For Ramphal, this was his “first excursion into quiet diplomacy” and he followed a pattern he would use at subsequent CHOGM retreats. While the majority of Commonwealth leaders were encouraged to play golf or relax, Ramphal assembled a small group of heads, including Muldoon, under the leadership of Jamaican Prime Minister Michael Manley, to find a way forward. In the end, it was left to Manley to close the deal. Two final concessions were made. One was that the agreement should draw “a curtain across the past”; the other was to agree that any past misunderstandings and difficulties should in part be blamed on “inadequate inter-governmental consultations”. In spite of the personal dig, Ramphal felt this was a price worth paying.
The agreement reaffirmed the Commonwealth’s fundamental opposition to racism and to apartheid in sport. It committed its leaders to the “urgent duty” to combat apartheid “by withholding any form of support for, and by taking every practical step to discourage contact or competition by, their nationals” with those who practise apartheid. While acknowledging that it was for each government to determine implementation of the agreement “in accord with its law”, they warned that the “effective fulfilment of their commitment” was essential to the future harmony of Commonwealth sport. They added that they did not expect to see in future any sporting contact “of any significance” with apartheid South Africa.
By the evening, the draft had been circulated to all the other heads. The next day, in London, the agreement was swiftly adopted in formal session.
For Ramphal, the Gleneagles Agreement was a “substantial achievement”. It made safe the 1978 Commonwealth Games in Edmonton, but it also had an immediate and significant effect in diminishing sporting contact with South Africa. Months later, the UN General Assembly adopted the International Declaration against Apartheid in Sports, with overwhelming support. However, the agreement faced a major challenge in 1981 when the New Zealand Rugby Union, against the advice of the government, invited the Springboks to tour. The team was met by marches, pitch invasions and acts of civil disobedience. It left New Zealand bitterly divided. Prime Minister Muldoon protested that Gleneagles “had fallen on evil times”. Ramphal responded that it was Muldoon who had let the side down by failing to stand up for the Commonwealth’s highest principles.
Out of this crisis came the adoption by the Commonwealth Games Federation of a code of conduct dealing with breaches of Gleneagles. This was not the end of the matter; sporting contact continued at individual level and, in a new tactic, with ‘rebel’ tours. But, by the mid-1980s, the official sporting boycott was complete. The battleground had, by then, moved to the willingness of countries to impose economic and financial sanctions.

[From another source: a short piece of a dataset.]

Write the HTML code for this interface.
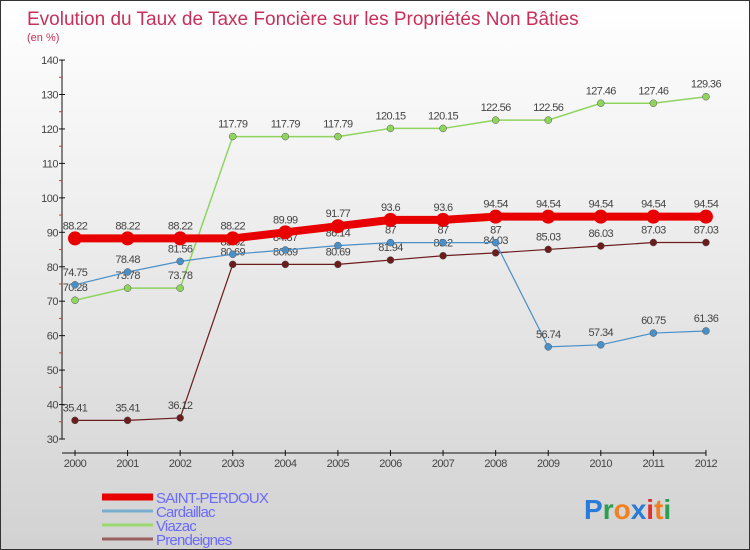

What was the lasting legacy of Gleneagles? Some argue that its impact was modest, and that the agreement represented the limit of the Commonwealth’s actions. Others saw the sporting boycott as part of a pattern of escalation, which intensified into widespread economic sanctions after the Commonwealth Eminent Persons Group’s mission to South Africa, and the publication of its influential report in 1986. Excluding South Africans from international sport was not, in itself, what brought down apartheid; but it did contribute to the country’s general isolation, which had its own considerable psychological impact. Gleneagles also helped settle the argument that ‘sport should be kept out of politics’. In the view of Ramphal, to talk of not bringing politics into sport when it was already politicised, was “an alibi for perversity”.
In 1987, as apartheid began to crumble, South Africa was excluded from the inaugural Rugby World Cup. Just one year after the first free and fair elections, which brought Nelson Mandela to power, the Springboks won the 1995 World Cup, cheered on by their new president. Sport had become a source of unity for the new, non-racial nation.